Good to know, thanks for the heads up!

@ShadowOfHarbringer @ABLA sorry I should have been more clear in earlier posts – I think we’re a very long way (multiple years) from any of this being merged and/or made default in major node implementation(s).

I’m looking for ideas and feedback on very early research regarding non-consensus P2P protocol extensions. If anything, this stuff might land in a JavaScript project over the next year or two.

Even if a more private sub-network were successfully deployed and live for several years, BCHN probably still should not merge a libp2p interface – other node distributions/implementations can bridge a web accessible sub-network. BCHN should probably not gamble on new networking dependencies.

Yes, exactly.

With enough review, it’s probably reasonable for various node implementations to make lightweight improvements to transaction broadcast policies, but I’m arguing that competing with Tor is not a worthwhile goal.

This is very cool, thanks for sharing! Yeah, using libp2p hole punching vs. DDNS could make self-hosted home infrastructure a lot easier to setup for casual users.

Definitely! That’s exactly what the Kadcast-NG paper researchers did (another architecture we should review). I need to familiarize myself more with libp2p’s Kademlia DHT, maybe the Kadcast approach is applicable? It’s possible that a libp2p subnet could even have faster block/TX relay times and/or lower bandwidth usage given a different architecture.

Thank you all for all the ideas, discussion, and feedback so far. Please keep them coming!

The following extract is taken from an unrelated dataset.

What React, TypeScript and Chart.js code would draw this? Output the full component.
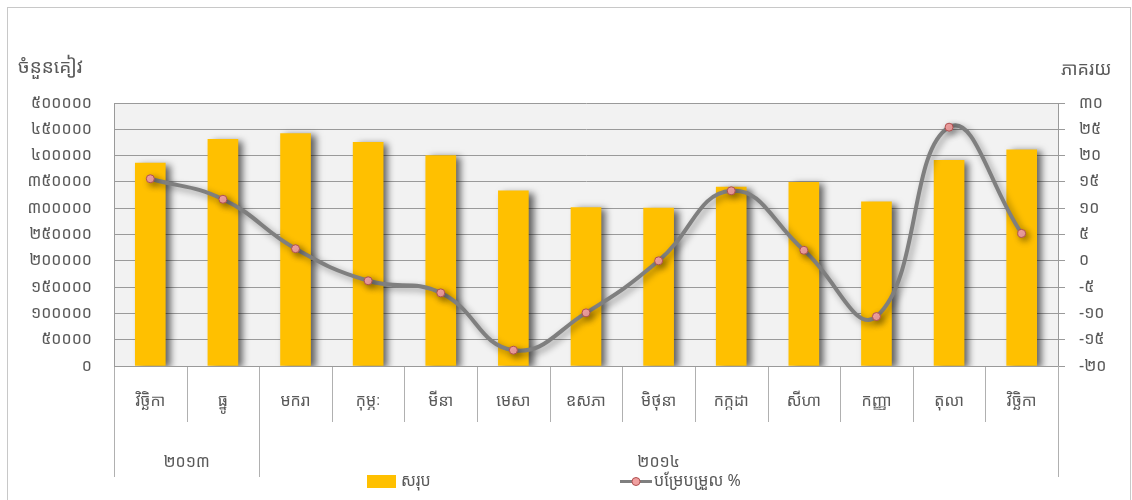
import { useEffect, useRef } from 'react';
import { Chart, registerables } from 'chart.js';

Chart.register(...registerables);

const categories = ['វិច្ឆិកា', 'ធ្នូ', 'មករា', 'កុម្ភៈ', 'មីនា', 'មេសា', 'ឧសភា', 'មិថុនា', 'កក្កដា', 'សីហា', 'កញ្ញា', 'តុលា', 'វិច្ឆិកា'];
const yearLabels = ['២០១៣', '២០១៤'];
const yearSpans = [2, 11];
const totals = [386000, 431000, 442000, 425000, 400000, 333000, 301000, 300000, 340000, 349000, 312000, 391000, 411000];
const changePct = [15.6, 11.7, 2.3, -3.8, -6.1, -17.0, -9.9, 0.0, 13.3, 2.0, -10.6, 25.4, 5.2];
const leftTickLabels = ['០', '៥០០០០', '១០០០០០', '១៥០០០០', '២០០០០០', '២៥០០០០', '៣០០០០០', '៣៥០០០០', '៤០០០០០', '៤៥០០០០', '៥០០០០០'];
const rightTickLabels = ['-២០', '-១៥', '-១០', '-៥', '០', '៥', '១០', '១៥', '២០', '២៥', '៣០'];
const leftTitle = 'ចំនួនគៀវ';
const rightTitle = 'ភាគរយ';
const barLabel = 'សរុប';
const lineLabel = 'បម្រែបម្រួល %';

const FONT = '"Noto Sans Khmer", "Khmer OS", "Noto Sans", "DejaVu Sans", sans-serif';
const TXT = '#595959';
const GRID = '#9a9a9a';

const decorPlugin = {
  id: 'decor',
  beforeDraw(chart: any) {
    const { ctx, chartArea } = chart;
    ctx.save();
    ctx.fillStyle = '#ffffff';
    ctx.fillRect(0, 0, chart.width, chart.height);
    ctx.strokeStyle = '#c8c8c8';
    ctx.lineWidth = 1;
    ctx.strokeRect(7.5, 7.5, 1123, 500);
    ctx.fillStyle = '#f2f2f2';
    ctx.fillRect(chartArea.left, chartArea.top, chartArea.right - chartArea.left, chartArea.bottom - chartArea.top);
    ctx.restore();
  },
  beforeDatasetDraw(chart: any, args: any) {
    const ctx = chart.ctx;
    ctx.save();
    if (args.index === 0) {
      ctx.shadowColor = 'rgba(0,0,0,0.6)';
      ctx.shadowBlur = 7;
      ctx.shadowOffsetX = 5;
      ctx.shadowOffsetY = 2;
    } else {
      ctx.shadowColor = 'rgba(0,0,0,0.4)';
      ctx.shadowBlur = 7;
      ctx.shadowOffsetX = 3;
      ctx.shadowOffsetY = 3;
    }
  },
  afterDatasetDraw(chart: any) {
    chart.ctx.restore();
  },
  afterDraw(chart: any) {
    const { ctx } = chart;
    const xs = chart.scales.x;
    const ys = chart.scales.y;
    const bottom = ys.bottom;
    const n = categories.length;
    const bounds: number[] = [];
    for (let i = 0; i <= n; i++) {
      if (i === 0) bounds.push(xs.left);
      else if (i === n) bounds.push(xs.right);
      else bounds.push((xs.getPixelForValue(i - 1) + xs.getPixelForValue(i)) / 2);
    }
    const groupEdges: number[] = [0];
    let acc = 0;
    yearSpans.forEach((s) => { acc += s; groupEdges.push(acc); });

    ctx.save();
    ctx.strokeStyle = '#b0b0b0';
    ctx.lineWidth = 1;
    bounds.forEach((bx, i) => {
      const px = Math.round(bx) + 0.5;
      const isGroup = groupEdges.includes(i);
      ctx.beginPath();
      ctx.moveTo(px, bottom);
      ctx.lineTo(px, isGroup ? 477 : 422);
      ctx.stroke();
    });
    ctx.strokeStyle = GRID;
    ctx.beginPath();
    ctx.moveTo(xs.left, Math.round(bottom) + 0.5);
    ctx.lineTo(xs.right, Math.round(bottom) + 0.5);
    ctx.stroke();

    ctx.fillStyle = TXT;
    ctx.font = `16px ${FONT}`;
    ctx.textAlign = 'center';
    ctx.textBaseline = 'middle';
    categories.forEach((c, i) => {
      ctx.fillText(c, xs.getPixelForValue(i), 401);
    });
    yearLabels.forEach((y, g) => {
      const cx = (bounds[groupEdges[g]] + bounds[groupEdges[g + 1]]) / 2;
      ctx.fillText(y, cx, 462);
    });

    ctx.textAlign = 'left';
    ctx.font = `19px ${FONT}`;
    ctx.fillText(leftTitle, 18, 68);
    ctx.font = `18px ${FONT}`;
    ctx.fillText(rightTitle, 1061, 70);

    ctx.fillStyle = '#FFC000';
    ctx.fillRect(367, 475, 29, 13);
    ctx.fillStyle = TXT;
    ctx.font = `16px ${FONT}`;
    ctx.fillText(barLabel, 401, 481);
    ctx.strokeStyle = '#7f7f7f';
    ctx.lineWidth = 3;
    ctx.beginPath();
    ctx.moveTo(620, 481.5);
    ctx.lineTo(652, 481.5);
    ctx.stroke();
    ctx.beginPath();
    ctx.arc(636, 481.5, 4, 0, Math.PI * 2);
    ctx.fillStyle = '#f0a0a0';
    ctx.fill();
    ctx.lineWidth = 1;
    ctx.strokeStyle = '#b05050';
    ctx.stroke();
    ctx.fillStyle = TXT;
    ctx.fillText(lineLabel, 654, 481);
    ctx.restore();
  },
};

export default function App() {
  const ref = useRef<HTMLCanvasElement | null>(null);
  useEffect(() => {
    if (!ref.current) return;
    const chart = new Chart(ref.current, {
      type: 'bar',
      data: {
        labels: categories,
        datasets: [
          {
            type: 'bar',
            label: barLabel,
            data: totals,
            backgroundColor: '#FFC000',
            borderWidth: 0,
            barThickness: 30,
            yAxisID: 'y',
            order: 1,
          },
          {
            type: 'line',
            label: lineLabel,
            data: changePct,
            borderColor: '#7f7f7f',
            borderWidth: 4,
            tension: 0.45,
            pointRadius: 4,
            pointBackgroundColor: '#f0a0a0',
            pointBorderColor: '#b05050',
            pointBorderWidth: 1,
            yAxisID: 'y1',
            order: 0,
          } as any,
        ],
      },
      options: {
        responsive: false,
        animation: false,
        devicePixelRatio: 1,
        layout: { padding: { left: 0, right: 0, top: 103, bottom: 134 } },
        plugins: { legend: { display: false }, tooltip: { enabled: false } },
        scales: {
          x: {
            display: false,
            offset: true,
          },
          y: {
            position: 'left',
            min: 0,
            max: 500000,
            afterFit(scale: any) { scale.width = 114; },
            ticks: {
              stepSize: 50000,
              padding: 22,
              color: TXT,
              font: { family: FONT, size: 16 },
              callback: (_v: any, i: number) => leftTickLabels[i],
            },
            grid: { color: GRID, drawTicks: false, lineWidth: 1 },
            border: { display: true, color: GRID },
          },
          y1: {
            position: 'right',
            min: -20,
            max: 30,
            afterFit(scale: any) { scale.width = 74; },
            ticks: {
              stepSize: 5,
              padding: 14,
              color: TXT,
              font: { family: FONT, size: 16 },
              callback: (_v: any, i: number) => rightTickLabels[i],
            },
            grid: { drawOnChartArea: false, drawTicks: true, tickLength: 7, color: GRID },
            border: { display: true, color: GRID },
          },
        },
      } as any,
      plugins: [decorPlugin],
    });
    return () => chart.destroy();
  }, []);
  return (
    <div style={{ position: 'fixed', left: 0, top: 0, width: 1132, height: 500, background: '#fff' }}>
      <canvas ref={ref} width={1132} height={500} />
    </div>
  );
}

I’m most interested in feedback and P2P protocol ideas (even big ones) relevant to improving privacy in light wallets, especially those built with web protocols/standards, e.g. websites, Electron, Tauri, Expo, React Native, Capacitor, etc.

Just to set expectations: the next step for me on this topic is to develop a JS client (and maybe server/proxy/node). With my current backlog I’m afraid that’s going to take a while (probably not 2025), but I’ll post here whenever I have something new to share.

And of course if anyone else is inspired to work on P2P network ideas, please share what you build!